For this exercise, repeat all of the material verbatim apart from its images.

INFORMATION SHOWN ▸
****************

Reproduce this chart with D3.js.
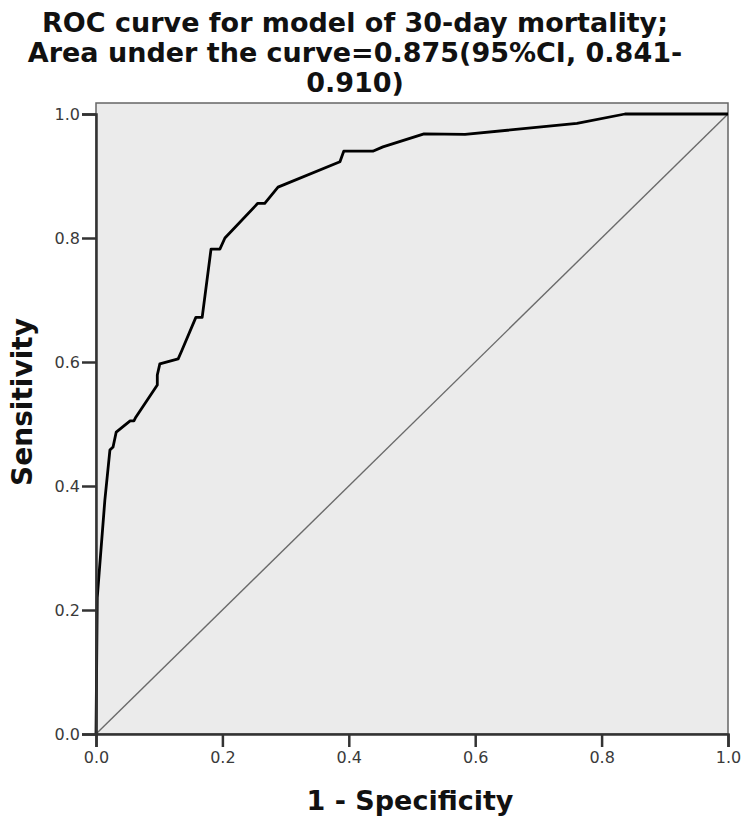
<!DOCTYPE html>
<html>
<head>
<meta charset="utf-8">
<script src="https://cdn.jsdelivr.net/npm/d3@7"></script>
<style>
  body { margin: 0; background: #fff; }
  svg { display: block; }
</style>
</head>
<body>
<div id="chart"></div>
<script>
const w = 744;
const h = 816;

// ROC curve: 1 - specificity vs sensitivity
const fpr = [0, 0.002, 0.005, 0.014, 0.022, 0.027, 0.032, 0.054, 0.06, 0.063, 0.097, 0.097, 0.101, 0.13, 0.136, 0.158, 0.168, 0.182, 0.196, 0.204, 0.256, 0.267, 0.288, 0.386, 0.392, 0.438, 0.454, 0.519, 0.584, 0.761, 0.837, 1.0];
const tpr = [0, 0.22, 0.26, 0.377, 0.458, 0.463, 0.487, 0.505, 0.505, 0.511, 0.563, 0.579, 0.597, 0.605, 0.619, 0.672, 0.672, 0.782, 0.782, 0.8, 0.856, 0.856, 0.882, 0.923, 0.94, 0.94, 0.947, 0.968, 0.967, 0.985, 1.0, 1.0];
const refLine = [0, 1];
const ticks = [0, 0.2, 0.4, 0.6, 0.8, 1.0];
const titleLines = [
  'ROC curve for model of 30-day mortality;',
  'Area under the curve=0.875(95%CI, 0.841-',
  '0.910)'
];

const mLeft = 96, mRight = 728, mTop = 114, mBottom = 734;

const svg = d3.select('#chart')
  .append('svg')
  .attr('width', w)
  .attr('height', h);

const x = d3.scaleLinear().domain([0, 1]).range([mLeft, mRight]);
const y = d3.scaleLinear().domain([0, 1]).range([mBottom, mTop]);

// plot background / frame
svg.append('rect')
  .attr('x', mLeft)
  .attr('y', mTop - 11)
  .attr('width', mRight - mLeft)
  .attr('height', mBottom - mTop + 11)
  .attr('fill', '#ebebeb')
  .attr('stroke', '#666')
  .attr('stroke-width', 1.5);

// reference diagonal
svg.append('line')
  .attr('x1', x(refLine[0]))
  .attr('y1', y(refLine[0]))
  .attr('x2', x(refLine[1]))
  .attr('y2', y(refLine[1]))
  .attr('stroke', '#6a6a6a')
  .attr('stroke-width', 1.4);

const pts = fpr.map((d, i) => [d, tpr[i]]);

svg.append('path')
  .datum(pts)
  .attr('fill', 'none')
  .attr('stroke', '#000')
  .attr('stroke-width', 2.8)
  .attr('stroke-linejoin', 'round')
  .attr('d', d3.line().x(d => x(d[0])).y(d => y(d[1])));

const fmt = d3.format('.1f');

const xAxis = svg.append('g')
  .attr('transform', `translate(0, ${mBottom})`)
  .call(d3.axisBottom(x).tickValues(ticks).tickFormat(fmt).tickSize(13).tickPadding(5));

const yAxis = svg.append('g')
  .attr('transform', `translate(${mLeft}, 0)`)
  .call(d3.axisLeft(y).tickValues(ticks).tickFormat(fmt).tickSize(14).tickPadding(2));

[xAxis, yAxis].forEach(g => {
  g.select('.domain').attr('stroke', '#333').attr('stroke-width', 2.5);
  g.selectAll('.tick line').attr('stroke', '#333').attr('stroke-width', 2.5);
  g.selectAll('.tick text')
    .attr('fill', '#3a3a3a')
    .style('font-family', 'DejaVu Sans')
    .style('font-size', '16px');
});
yAxis.selectAll('.tick text').attr('dy', '0.36em');

// titles
svg.append('g')
  .selectAll('text')
  .data(titleLines)
  .enter()
  .append('text')
  .attr('x', 355)
  .attr('y', (d, i) => 32 + i * 30)
  .style('text-anchor', 'middle')
  .style('font-family', 'DejaVu Sans')
  .style('font-weight', 'bold')
  .style('font-size', '27px')
  .attr('fill', '#111')
  .text(d => d);

svg.append('text')
  .attr('x', 410)
  .attr('y', 810)
  .style('text-anchor', 'middle')
  .style('font-family', 'DejaVu Sans')
  .style('font-weight', 'bold')
  .style('font-size', '27px')
  .attr('fill', '#111')
  .text('1 - Specificity');

svg.append('text')
  .attr('transform', `translate(32, 402) rotate(-90)`)
  .style('text-anchor', 'middle')
  .style('font-family', 'DejaVu Sans')
  .style('font-weight', 'bold')
  .style('font-size', '28px')
  .attr('fill', '#111')
  .text('Sensitivity');
</script>
</body>
</html>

****************

EXERCISE RESPONSE ▸
Reproduce this chart with D3.js.
<!DOCTYPE html>
<html>
<head>
<meta charset="utf-8">
<script src="https://cdn.jsdelivr.net/npm/d3@7"></script>
<style>
  body { margin: 0; background: #fff; }
  svg { display: block; }
</style>
</head>
<body>
<div id="chart"></div>
<script>
const w = 744;
const h = 816;

// ROC curve: 1 - specificity vs sensitivity
const fpr = [0, 0.002, 0.005, 0.014, 0.022, 0.027, 0.032, 0.054, 0.06, 0.063, 0.097, 0.097, 0.101, 0.13, 0.136, 0.158, 0.168, 0.182, 0.196, 0.204, 0.256, 0.267, 0.288, 0.386, 0.392, 0.438, 0.454, 0.519, 0.584, 0.761, 0.837, 1.0];
const tpr = [0, 0.22, 0.26, 0.377, 0.458, 0.463, 0.487, 0.505, 0.505, 0.511, 0.563, 0.579, 0.597, 0.605, 0.619, 0.672, 0.672, 0.782, 0.782, 0.8, 0.856, 0.856, 0.882, 0.923, 0.94, 0.94, 0.947, 0.968, 0.967, 0.985, 1.0, 1.0];
const refLine = [0, 1];
const ticks = [0, 0.2, 0.4, 0.6, 0.8, 1.0];
const titleLines = [
  'ROC curve for model of 30-day mortality;',
  'Area under the curve=0.875(95%CI, 0.841-',
  '0.910)'
];

const mLeft = 96, mRight = 728, mTop = 114, mBottom = 734;

const svg = d3.select('#chart')
  .append('svg')
  .attr('width', w)
  .attr('height', h);

const x = d3.scaleLinear().domain([0, 1]).range([mLeft, mRight]);
const y = d3.scaleLinear().domain([0, 1]).range([mBottom, mTop]);

// plot background / frame
svg.append('rect')
  .attr('x', mLeft)
  .attr('y', mTop - 11)
  .attr('width', mRight - mLeft)
  .attr('height', mBottom - mTop + 11)
  .attr('fill', '#ebebeb')
  .attr('stroke', '#666')
  .attr('stroke-width', 1.5);

// reference diagonal
svg.append('line')
  .attr('x1', x(refLine[0]))
  .attr('y1', y(refLine[0]))
  .attr('x2', x(refLine[1]))
  .attr('y2', y(refLine[1]))
  .attr('stroke', '#6a6a6a')
  .attr('stroke-width', 1.4);

const pts = fpr.map((d, i) => [d, tpr[i]]);

svg.append('path')
  .datum(pts)
  .attr('fill', 'none')
  .attr('stroke', '#000')
  .attr('stroke-width', 2.8)
  .attr('stroke-linejoin', 'round')
  .attr('d', d3.line().x(d => x(d[0])).y(d => y(d[1])));

const fmt = d3.format('.1f');

const xAxis = svg.append('g')
  .attr('transform', `translate(0, ${mBottom})`)
  .call(d3.axisBottom(x).tickValues(ticks).tickFormat(fmt).tickSize(13).tickPadding(5));

const yAxis = svg.append('g')
  .attr('transform', `translate(${mLeft}, 0)`)
  .call(d3.axisLeft(y).tickValues(ticks).tickFormat(fmt).tickSize(14).tickPadding(2));

[xAxis, yAxis].forEach(g => {
  g.select('.domain').attr('stroke', '#333').attr('stroke-width', 2.5);
  g.selectAll('.tick line').attr('stroke', '#333').attr('stroke-width', 2.5);
  g.selectAll('.tick text')
    .attr('fill', '#3a3a3a')
    .style('font-family', 'DejaVu Sans')
    .style('font-size', '16px');
});
yAxis.selectAll('.tick text').attr('dy', '0.36em');

// titles
svg.append('g')
  .selectAll('text')
  .data(titleLines)
  .enter()
  .append('text')
  .attr('x', 355)
  .attr('y', (d, i) => 32 + i * 30)
  .style('text-anchor', 'middle')
  .style('font-family', 'DejaVu Sans')
  .style('font-weight', 'bold')
  .style('font-size', '27px')
  .attr('fill', '#111')
  .text(d => d);

svg.append('text')
  .attr('x', 410)
  .attr('y', 810)
  .style('text-anchor', 'middle')
  .style('font-family', 'DejaVu Sans')
  .style('font-weight', 'bold')
  .style('font-size', '27px')
  .attr('fill', '#111')
  .text('1 - Specificity');

svg.append('text')
  .attr('transform', `translate(32, 402) rotate(-90)`)
  .style('text-anchor', 'middle')
  .style('font-family', 'DejaVu Sans')
  .style('font-weight', 'bold')
  .style('font-size', '28px')
  .attr('fill', '#111')
  .text('Sensitivity');
</script>
</body>
</html>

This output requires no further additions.